WRITTEN PROBLEM :: Retype verbatim only the lines below, starting at the one that contains "Output the Python" and ending at the one that contains "from matplotlib.patches import FancyBboxPatch". Pictures are excluded from the copy.

Plotting code records:
——

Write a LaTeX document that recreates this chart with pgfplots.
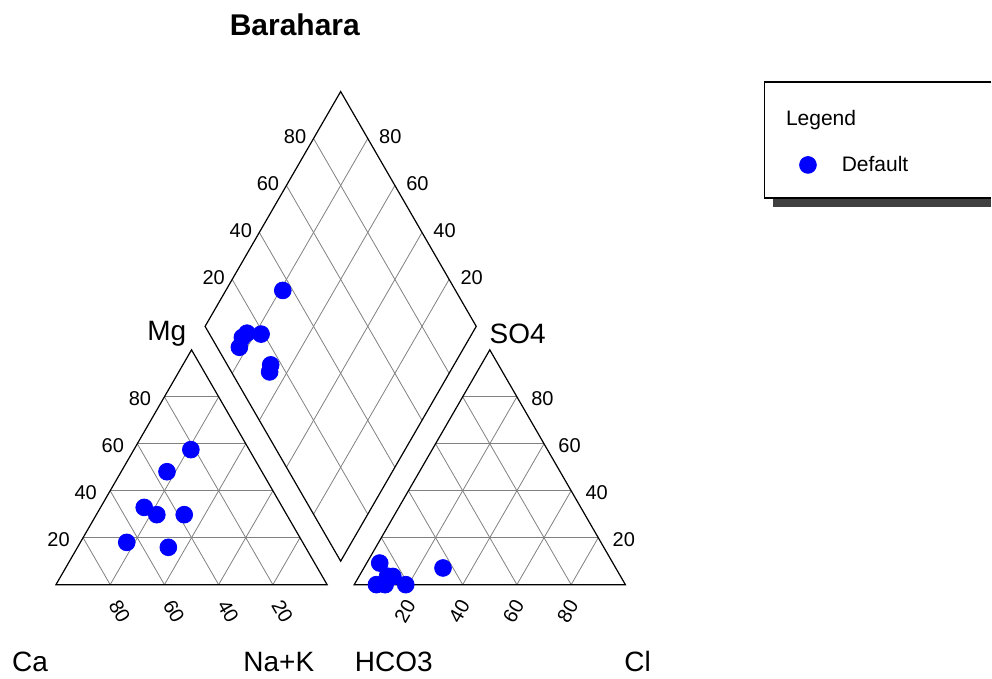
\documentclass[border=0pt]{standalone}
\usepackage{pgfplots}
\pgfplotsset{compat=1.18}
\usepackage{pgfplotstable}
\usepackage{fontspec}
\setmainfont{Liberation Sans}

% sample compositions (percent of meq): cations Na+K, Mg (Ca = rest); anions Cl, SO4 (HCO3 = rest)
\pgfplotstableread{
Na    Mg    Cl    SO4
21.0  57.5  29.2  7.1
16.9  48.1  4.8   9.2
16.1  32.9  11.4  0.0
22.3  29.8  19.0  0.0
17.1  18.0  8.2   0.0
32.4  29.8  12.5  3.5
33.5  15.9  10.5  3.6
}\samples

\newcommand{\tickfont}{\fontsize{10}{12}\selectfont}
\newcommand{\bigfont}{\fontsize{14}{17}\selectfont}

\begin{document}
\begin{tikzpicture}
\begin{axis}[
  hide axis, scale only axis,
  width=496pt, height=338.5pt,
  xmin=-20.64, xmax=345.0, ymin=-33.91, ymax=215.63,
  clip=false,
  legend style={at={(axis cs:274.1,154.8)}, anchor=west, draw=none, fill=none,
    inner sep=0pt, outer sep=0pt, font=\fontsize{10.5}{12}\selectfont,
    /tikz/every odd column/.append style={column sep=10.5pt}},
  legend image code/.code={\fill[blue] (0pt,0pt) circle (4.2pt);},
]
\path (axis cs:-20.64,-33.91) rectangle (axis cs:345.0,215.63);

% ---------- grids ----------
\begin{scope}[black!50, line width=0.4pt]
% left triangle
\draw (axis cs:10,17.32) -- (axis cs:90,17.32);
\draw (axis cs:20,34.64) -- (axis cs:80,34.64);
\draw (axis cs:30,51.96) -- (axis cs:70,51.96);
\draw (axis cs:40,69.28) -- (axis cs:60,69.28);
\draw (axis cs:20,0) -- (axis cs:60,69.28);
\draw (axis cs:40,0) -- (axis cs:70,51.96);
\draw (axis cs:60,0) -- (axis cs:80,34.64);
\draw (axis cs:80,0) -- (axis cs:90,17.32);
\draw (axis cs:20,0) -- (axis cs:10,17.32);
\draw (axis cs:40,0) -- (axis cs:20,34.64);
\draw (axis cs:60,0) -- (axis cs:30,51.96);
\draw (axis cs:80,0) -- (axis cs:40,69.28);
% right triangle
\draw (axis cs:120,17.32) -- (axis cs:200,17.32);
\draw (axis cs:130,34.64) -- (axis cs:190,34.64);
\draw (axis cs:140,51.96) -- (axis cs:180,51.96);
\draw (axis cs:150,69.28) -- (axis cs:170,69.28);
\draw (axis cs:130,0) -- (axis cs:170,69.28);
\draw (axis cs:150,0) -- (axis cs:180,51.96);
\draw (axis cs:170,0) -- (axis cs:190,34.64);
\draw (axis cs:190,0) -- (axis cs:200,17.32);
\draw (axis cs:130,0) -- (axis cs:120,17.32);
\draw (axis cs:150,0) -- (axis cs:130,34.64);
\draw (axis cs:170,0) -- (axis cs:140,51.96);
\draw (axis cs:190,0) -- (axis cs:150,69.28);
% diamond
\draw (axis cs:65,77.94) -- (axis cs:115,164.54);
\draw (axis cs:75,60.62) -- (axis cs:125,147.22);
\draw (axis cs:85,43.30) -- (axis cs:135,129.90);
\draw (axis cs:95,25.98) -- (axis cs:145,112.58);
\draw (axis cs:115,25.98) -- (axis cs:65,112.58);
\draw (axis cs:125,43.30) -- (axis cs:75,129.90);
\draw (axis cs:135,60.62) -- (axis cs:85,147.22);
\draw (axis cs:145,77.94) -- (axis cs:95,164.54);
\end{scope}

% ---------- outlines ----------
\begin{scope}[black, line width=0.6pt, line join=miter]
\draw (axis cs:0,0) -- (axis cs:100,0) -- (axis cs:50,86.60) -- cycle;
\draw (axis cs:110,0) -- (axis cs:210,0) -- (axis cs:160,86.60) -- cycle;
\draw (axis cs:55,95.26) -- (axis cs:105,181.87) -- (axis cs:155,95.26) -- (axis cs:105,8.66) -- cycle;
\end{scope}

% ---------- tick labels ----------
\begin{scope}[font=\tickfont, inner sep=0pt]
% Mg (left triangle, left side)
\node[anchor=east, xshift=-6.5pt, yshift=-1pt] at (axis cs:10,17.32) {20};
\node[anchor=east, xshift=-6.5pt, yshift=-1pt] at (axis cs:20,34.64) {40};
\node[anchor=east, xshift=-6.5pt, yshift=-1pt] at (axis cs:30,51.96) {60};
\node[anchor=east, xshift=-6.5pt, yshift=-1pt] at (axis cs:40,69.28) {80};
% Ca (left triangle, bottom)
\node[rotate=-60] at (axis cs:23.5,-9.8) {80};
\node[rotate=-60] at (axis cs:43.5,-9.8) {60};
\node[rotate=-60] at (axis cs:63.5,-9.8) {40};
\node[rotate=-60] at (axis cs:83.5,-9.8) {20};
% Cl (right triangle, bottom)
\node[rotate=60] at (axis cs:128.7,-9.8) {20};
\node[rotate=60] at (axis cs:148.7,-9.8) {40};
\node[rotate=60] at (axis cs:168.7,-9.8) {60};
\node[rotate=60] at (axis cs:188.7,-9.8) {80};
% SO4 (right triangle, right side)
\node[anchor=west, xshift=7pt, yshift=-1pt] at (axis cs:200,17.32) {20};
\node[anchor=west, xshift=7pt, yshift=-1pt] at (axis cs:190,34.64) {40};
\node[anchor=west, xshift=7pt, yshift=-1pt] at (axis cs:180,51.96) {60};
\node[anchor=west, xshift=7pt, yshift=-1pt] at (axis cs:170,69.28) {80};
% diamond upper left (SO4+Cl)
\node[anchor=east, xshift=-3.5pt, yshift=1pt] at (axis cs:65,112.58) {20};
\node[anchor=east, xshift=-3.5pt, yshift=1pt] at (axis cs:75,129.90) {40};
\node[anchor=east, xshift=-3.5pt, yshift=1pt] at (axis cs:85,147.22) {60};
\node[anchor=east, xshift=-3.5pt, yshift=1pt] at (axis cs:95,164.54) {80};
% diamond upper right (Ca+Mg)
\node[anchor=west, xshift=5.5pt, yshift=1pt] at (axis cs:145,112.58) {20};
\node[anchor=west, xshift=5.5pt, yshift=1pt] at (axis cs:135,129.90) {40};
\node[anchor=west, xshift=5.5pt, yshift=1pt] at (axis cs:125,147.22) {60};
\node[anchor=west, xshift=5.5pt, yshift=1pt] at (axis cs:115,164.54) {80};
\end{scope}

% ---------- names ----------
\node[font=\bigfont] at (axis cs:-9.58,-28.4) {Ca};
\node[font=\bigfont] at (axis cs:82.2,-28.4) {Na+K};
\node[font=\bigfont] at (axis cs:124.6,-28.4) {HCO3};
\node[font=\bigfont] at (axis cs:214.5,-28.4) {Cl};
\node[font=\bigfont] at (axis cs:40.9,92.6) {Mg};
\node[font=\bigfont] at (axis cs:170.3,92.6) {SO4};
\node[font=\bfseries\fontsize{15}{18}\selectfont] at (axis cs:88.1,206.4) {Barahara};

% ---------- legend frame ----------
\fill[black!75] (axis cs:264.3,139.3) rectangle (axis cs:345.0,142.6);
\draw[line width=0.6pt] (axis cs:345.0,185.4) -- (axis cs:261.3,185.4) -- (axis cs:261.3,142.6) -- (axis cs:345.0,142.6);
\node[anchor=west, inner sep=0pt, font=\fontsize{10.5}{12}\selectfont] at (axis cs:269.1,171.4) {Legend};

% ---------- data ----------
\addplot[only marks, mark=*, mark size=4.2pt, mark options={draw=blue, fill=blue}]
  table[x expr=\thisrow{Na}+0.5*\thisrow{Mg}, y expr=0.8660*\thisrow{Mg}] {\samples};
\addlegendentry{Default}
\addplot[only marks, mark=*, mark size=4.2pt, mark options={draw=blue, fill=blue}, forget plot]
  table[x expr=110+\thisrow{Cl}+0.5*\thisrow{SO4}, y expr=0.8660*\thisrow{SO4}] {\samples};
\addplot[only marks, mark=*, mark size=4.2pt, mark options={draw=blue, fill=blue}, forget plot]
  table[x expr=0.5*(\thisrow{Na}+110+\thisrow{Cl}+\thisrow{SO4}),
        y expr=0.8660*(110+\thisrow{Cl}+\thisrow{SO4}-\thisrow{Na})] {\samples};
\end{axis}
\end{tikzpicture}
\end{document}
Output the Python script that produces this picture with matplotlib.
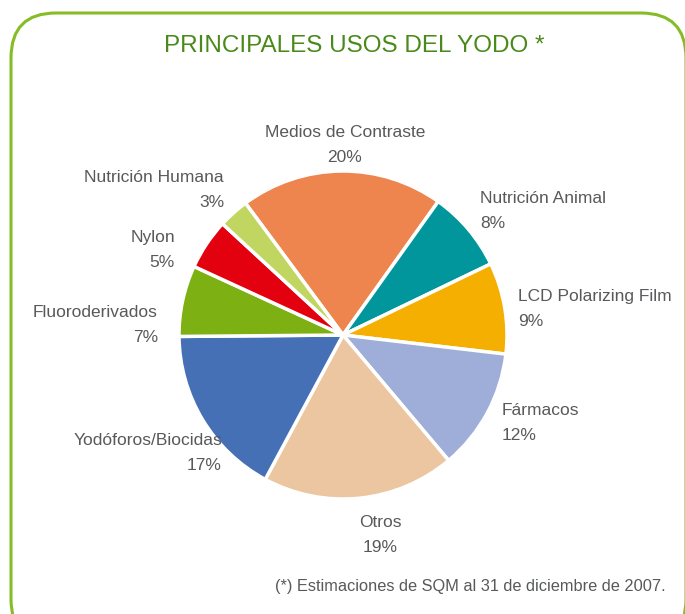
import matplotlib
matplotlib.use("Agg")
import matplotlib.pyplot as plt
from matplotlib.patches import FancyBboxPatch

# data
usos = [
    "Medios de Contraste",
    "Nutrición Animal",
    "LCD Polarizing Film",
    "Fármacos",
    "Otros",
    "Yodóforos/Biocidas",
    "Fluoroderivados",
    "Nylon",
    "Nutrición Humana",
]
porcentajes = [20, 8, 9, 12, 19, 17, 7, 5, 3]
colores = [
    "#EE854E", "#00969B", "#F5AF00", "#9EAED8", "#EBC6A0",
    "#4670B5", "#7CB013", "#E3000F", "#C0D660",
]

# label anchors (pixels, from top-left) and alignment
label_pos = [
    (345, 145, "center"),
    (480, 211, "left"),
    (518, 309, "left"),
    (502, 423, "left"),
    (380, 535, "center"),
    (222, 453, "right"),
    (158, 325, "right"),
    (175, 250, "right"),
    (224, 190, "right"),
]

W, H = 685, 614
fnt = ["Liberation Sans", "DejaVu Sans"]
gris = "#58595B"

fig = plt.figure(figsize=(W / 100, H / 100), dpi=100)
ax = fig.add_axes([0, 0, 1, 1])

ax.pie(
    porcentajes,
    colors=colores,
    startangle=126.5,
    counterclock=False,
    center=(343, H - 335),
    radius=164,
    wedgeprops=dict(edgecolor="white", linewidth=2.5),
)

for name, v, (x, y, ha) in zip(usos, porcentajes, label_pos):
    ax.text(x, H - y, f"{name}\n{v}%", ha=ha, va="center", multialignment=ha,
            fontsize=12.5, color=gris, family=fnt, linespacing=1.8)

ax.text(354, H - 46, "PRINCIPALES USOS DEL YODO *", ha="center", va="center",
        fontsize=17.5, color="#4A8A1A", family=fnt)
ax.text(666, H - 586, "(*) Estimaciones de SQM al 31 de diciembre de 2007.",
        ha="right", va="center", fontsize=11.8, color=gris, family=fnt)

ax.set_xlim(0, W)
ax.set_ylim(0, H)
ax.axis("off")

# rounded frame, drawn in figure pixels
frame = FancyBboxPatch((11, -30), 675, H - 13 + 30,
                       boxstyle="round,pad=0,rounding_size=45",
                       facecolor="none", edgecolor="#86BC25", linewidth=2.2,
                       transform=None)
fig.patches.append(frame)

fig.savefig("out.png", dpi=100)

——

WRITTEN SOLUTION ::
Output the Python script that produces this picture with matplotlib.
import matplotlib
matplotlib.use("Agg")
import matplotlib.pyplot as plt
from matplotlib.patches import FancyBboxPatch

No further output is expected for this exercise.